Coinbase, the largest cryptocurrency exchange in the United States, supports a Federal Reserve proposal to grant non-bank financial institutions access to special payment accounts.
The San Francisco–based exchange sent a letter to the United States central bank advocating for the creation of special-purpose Federal Reserve payment accounts. Coinbase argued that these accounts are essential for modernizing the national financial infrastructure.
Coinbase challenges the Fed over “restrictive” terms in payment systems.
The exchange argues that the proposal would allow fintech and crypto-native companies direct access to the Federal Reserve’s payment rails.
This change would enable these entities to use the core infrastructure of the global economy without needing a full commercial banking license.
Currently, most cryptocurrency companies rely on intermediary banks to settle dollar transactions. This process increases costs, slows settlement times, and adds counterparty risk to these services.
“By reducing reliance on FDIC-insured intermediary partner banks for core payment functions, the Payment Account would allow account-holding institutions to offer secure and efficient services to U.S. consumers and businesses, while also lowering costs and ensuring that new payment providers can scale as demand grows,” the exchange noted in its comments.
Faryar Shirzad, Coinbase’s Chief Policy Officer, also pointed out that this type of access is already available in the United Kingdom, the European Union, Brazil, and India.
Shirzad argued that in those jurisdictions there has been greater competition and settlement risks have been reduced, helping their financial sectors remain globally competitive.
However, the crypto industry giant warns that the current framework risks being “dead on arrival” due to overly restrictive limits.
Coinbase believes that the Federal Reserve’s current proposal contains “unnecessarily restrictive” limitations.

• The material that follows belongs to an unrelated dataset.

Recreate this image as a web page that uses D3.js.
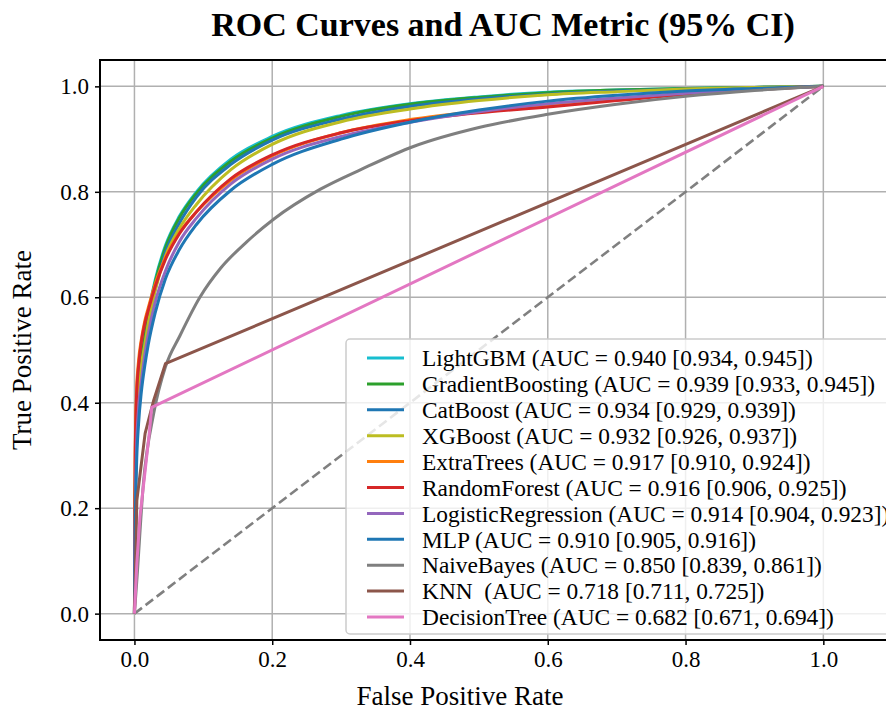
<!DOCTYPE html>
<html>
<head>
<meta charset="utf-8">
<script src="https://cdn.jsdelivr.net/npm/d3@7"></script>
<style>
  body { margin: 0; background: #fff; }
  text { font-family: "Liberation Serif", "Times New Roman", serif; }
</style>
</head>
<body>
<div id="chart"></div>
<script>
// model names, colours and legend labels (legend order = draw order)
const models = ['LightGBM', 'GradientBoosting', 'CatBoost', 'XGBoost', 'ExtraTrees',
  'RandomForest', 'LogisticRegression', 'MLP', 'NaiveBayes', 'KNN', 'DecisionTree'];
const colors = ['#17becf', '#2ca02c', '#1f77b4', '#bcbd22', '#ff7f0e',
  '#d62728', '#9467bd', '#1f77b4', '#7f7f7f', '#8c564b', '#e377c2'];
const labels = [
  'LightGBM (AUC = 0.940 [0.934, 0.945])',
  'GradientBoosting (AUC = 0.939 [0.933, 0.945])',
  'CatBoost (AUC = 0.934 [0.929, 0.939])',
  'XGBoost (AUC = 0.932 [0.926, 0.937])',
  'ExtraTrees (AUC = 0.917 [0.910, 0.924])',
  'RandomForest (AUC = 0.916 [0.906, 0.925])',
  'LogisticRegression (AUC = 0.914 [0.904, 0.923])',
  'MLP (AUC = 0.910 [0.905, 0.916])',
  'NaiveBayes (AUC = 0.850 [0.839, 0.861])',
  'KNN  (AUC = 0.718 [0.711, 0.725])',
  'DecisionTree (AUC = 0.682 [0.671, 0.694])'
];
// smooth curves get a monotone curve, the step-like ones stay straight
const smooth = [true, true, true, true, true, true, true, true, true, false, false];

// shared FPR grid for the smooth curves
const fprGrid = [0, 0.001, 0.003, 0.006, 0.01, 0.015, 0.02, 0.03, 0.045, 0.065, 0.09,
  0.14, 0.2, 0.3, 0.4, 0.5, 0.6, 0.7, 0.8, 0.9, 1];
const tprLightGBM = [0, 0.2, 0.35, 0.43, 0.48, 0.525, 0.569, 0.632, 0.698, 0.753, 0.8,
  0.862, 0.905, 0.945, 0.967, 0.98, 0.989, 0.993, 0.996, 0.998, 1];
const tprGradientBoosting = [0, 0.21, 0.36, 0.44, 0.485, 0.525, 0.565, 0.628, 0.694, 0.75, 0.797,
  0.858, 0.902, 0.943, 0.966, 0.979, 0.988, 0.993, 0.996, 0.998, 1];
const tprCatBoost = [0, 0.18, 0.33, 0.41, 0.465, 0.51, 0.55, 0.615, 0.685, 0.74, 0.79,
  0.852, 0.898, 0.938, 0.962, 0.976, 0.985, 0.991, 0.995, 0.998, 1];
const tprXGBoost = [0, 0.19, 0.34, 0.42, 0.47, 0.51, 0.55, 0.612, 0.678, 0.73, 0.776,
  0.842, 0.89, 0.933, 0.957, 0.973, 0.984, 0.99, 0.995, 0.998, 1];
const tprExtraTrees = [0, 0.3, 0.42, 0.48, 0.52, 0.555, 0.58, 0.625, 0.675, 0.722, 0.762,
  0.822, 0.868, 0.912, 0.937, 0.953, 0.965, 0.976, 0.986, 0.994, 1];
const tprRandomForest = [0, 0.28, 0.41, 0.47, 0.515, 0.55, 0.575, 0.62, 0.672, 0.72, 0.762,
  0.825, 0.87, 0.912, 0.935, 0.95, 0.961, 0.973, 0.985, 0.994, 1];
const tprLogisticRegression = [0, 0.17, 0.31, 0.39, 0.44, 0.49, 0.53, 0.59, 0.65, 0.705, 0.75,
  0.815, 0.862, 0.905, 0.932, 0.952, 0.967, 0.978, 0.987, 0.994, 1];
const tprMLP = [0, 0.15, 0.28, 0.36, 0.42, 0.47, 0.51, 0.57, 0.635, 0.69, 0.738,
  0.803, 0.852, 0.9, 0.932, 0.955, 0.972, 0.983, 0.991, 0.996, 1];

const fprNaiveBayes = [0, 0.0035, 0.013, 0.028, 0.045, 0.066, 0.095, 0.125, 0.163, 0.202,
  0.27, 0.33, 0.405, 0.5, 0.6, 0.7, 0.8, 0.9, 1];
const tprNaiveBayes = [0, 0.064, 0.247, 0.38, 0.468, 0.527, 0.6, 0.655, 0.705, 0.748,
  0.805, 0.843, 0.886, 0.922, 0.947, 0.966, 0.981, 0.992, 1];
const fprKNN = [0, 0.0035, 0.0155, 0.028, 0.045, 1];
const tprKNN = [0, 0.215, 0.342, 0.405, 0.474, 1];
const fprDecisionTree = [0, 0.0035, 0.008, 0.0156, 0.022, 0.025, 1];
const tprDecisionTree = [0, 0.096, 0.184, 0.272, 0.348, 0.391, 1];

const chanceLine = [0, 1];
const xTicks = [0, 0.2, 0.4, 0.6, 0.8, 1.0];
const yTicks = [0, 0.2, 0.4, 0.6, 0.8, 1.0];

const fprs = [fprGrid, fprGrid, fprGrid, fprGrid, fprGrid, fprGrid, fprGrid, fprGrid,
  fprNaiveBayes, fprKNN, fprDecisionTree];
const tprs = [tprLightGBM, tprGradientBoosting, tprCatBoost, tprXGBoost, tprExtraTrees,
  tprRandomForest, tprLogisticRegression, tprMLP, tprNaiveBayes, tprKNN, tprDecisionTree];

const series = models.map((name, i) => ({
  name: name,
  color: colors[i],
  label: labels[i],
  smooth: smooth[i],
  values: fprs[i].map((x, j) => ({ x: x, y: tprs[i][j] }))
}));

const width = 886;
const height = 711;
const plotLeft = 100, plotRight = 906, plotTop = 60, plotBottom = 640;

/* Scale */
const xScale = d3.scaleLinear().domain([-0.05, 1.12]).range([plotLeft, plotRight]);
const yScale = d3.scaleLinear().domain([-0.05, 1.05]).range([plotBottom, plotTop]);

const svg = d3.select('#chart')
  .append('svg')
  .attr('width', width)
  .attr('height', height)
  .style('display', 'block');

svg.append('rect').attr('width', width).attr('height', height).attr('fill', '#fff');

svg.append('clipPath').attr('id', 'plotclip')
  .append('rect')
  .attr('x', plotLeft).attr('y', plotTop)
  .attr('width', plotRight - plotLeft).attr('height', plotBottom - plotTop);

/* Grid */
const grid = svg.append('g').attr('class', 'grid');
grid.selectAll('.vgrid').data(xTicks).enter().append('line')
  .attr('x1', (d) => xScale(d)).attr('x2', (d) => xScale(d))
  .attr('y1', plotTop).attr('y2', plotBottom)
  .attr('stroke', '#b0b0b0').attr('stroke-width', 1.5);
grid.selectAll('.hgrid').data(yTicks).enter().append('line')
  .attr('x1', plotLeft).attr('x2', plotRight)
  .attr('y1', (d) => yScale(d)).attr('y2', (d) => yScale(d))
  .attr('stroke', '#b0b0b0').attr('stroke-width', 1.5);

/* Lines */
const lineSmooth = d3.line().x((d) => xScale(d.x)).y((d) => yScale(d.y)).curve(d3.curveMonotoneX);
const lineStraight = d3.line().x((d) => xScale(d.x)).y((d) => yScale(d.y));
const plot = svg.append('g').attr('clip-path', 'url(#plotclip)');

plot.append('path')
  .attr('d', lineStraight(chanceLine.map((v) => ({ x: v, y: v }))))
  .attr('fill', 'none')
  .attr('stroke', '#808080')
  .attr('stroke-width', 2.6)
  .attr('stroke-dasharray', '9.5,4.5');

plot.selectAll('.roc')
  .data(series)
  .enter()
  .append('path')
  .attr('class', 'roc')
  .attr('d', (d) => (d.smooth ? lineSmooth : lineStraight)(d.values))
  .attr('fill', 'none')
  .attr('stroke', (d) => d.color)
  .attr('stroke-width', 3)
  .attr('stroke-linejoin', 'round');

/* Axes */
const xAxis = d3.axisBottom(xScale).tickValues(xTicks).tickFormat(d3.format('.1f'))
  .tickSize(5).tickPadding(6);
const yAxis = d3.axisLeft(yScale).tickValues(yTicks).tickFormat(d3.format('.1f'))
  .tickSize(5).tickPadding(6);

const gx = svg.append('g').attr('transform', `translate(0, ${plotBottom})`).call(xAxis);
const gy = svg.append('g').attr('transform', `translate(${plotLeft}, 0)`).call(yAxis);
[gx, gy].forEach((g) => {
  g.select('.domain').remove();
  g.selectAll('line').attr('stroke', '#000').attr('stroke-width', 1.5);
  g.selectAll('text').attr('font-size', 23).attr('fill', '#000')
    .style('font-family', '"Liberation Serif", "Times New Roman", serif');
});

/* Spines */
svg.append('path')
  .attr('d', `M${plotRight},${plotTop}H${plotLeft}V${plotBottom}H${plotRight}`)
  .attr('fill', 'none').attr('stroke', '#000').attr('stroke-width', 2);

/* Legend */
const legend = svg.append('g').attr('transform', 'translate(346, 339)');
legend.append('rect')
  .attr('width', 552).attr('height', 295)
  .attr('rx', 4)
  .attr('fill', '#fff').attr('fill-opacity', 0.8)
  .attr('stroke', '#cccccc').attr('stroke-width', 1.5);

const rows = legend.selectAll('.row').data(series).enter().append('g')
  .attr('transform', (d, i) => `translate(0, ${19 + i * 25.9})`);
rows.append('line')
  .attr('x1', 21).attr('x2', 58)
  .attr('stroke', (d) => d.color).attr('stroke-width', 3);
rows.append('text')
  .attr('x', 76).attr('dy', '0.35em')
  .attr('font-size', 23.4)
  .attr('fill', '#000')
  .style('white-space', 'pre')
  .text((d) => d.label);

/* Titles */
svg.append('text')
  .attr('x', 503).attr('y', 36)
  .attr('text-anchor', 'middle')
  .attr('font-size', 34).attr('font-weight', 'bold')
  .text('ROC Curves and AUC Metric (95% CI)');

svg.append('text')
  .attr('x', 460).attr('y', 705)
  .attr('text-anchor', 'middle')
  .attr('font-size', 27)
  .text('False Positive Rate');

svg.append('text')
  .attr('transform', `translate(31, ${(plotTop + plotBottom) / 2}) rotate(-90)`)
  .attr('text-anchor', 'middle')
  .attr('font-size', 27)
  .text('True Positive Rate');
</script>
</body>
</html>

According to the company, these restrictions could diminish the account’s usefulness for large-scale operations.
“Combining all the proposed restrictions risks unnecessarily limiting the account in a way that could prevent its adoption by institutions eligible for its intended use,” the exchange stated.
Specifically, the exchange criticized the absence of interest payments on end-of-day balances and the imposition of low limits on overnight balances.
Coinbase also urged regulators to reconsider what it called the “flawed” logic behind balance sheet limits. It noted that risks in payment services are primarily operational rather than credit-related.
“The risks associated with payment processing are operational and not credit, market, or liquidity risks, which typically require a capital buffer linked to balance sheet size. Therefore, a balance-sheet-based metric is not appropriate for this purpose,” the company wrote.
Additionally, the company supported the possibility of holding customer balances in “omnibus” accounts. The exchange led by Brian Armstrong argued that this would allow user funds to be pooled, making settlement more efficient.
By advocating for a “streamlined framework” that ensures commercial viability, Coinbase positions itself as a systemic player seeking to move from the periphery of finance into its regulated core.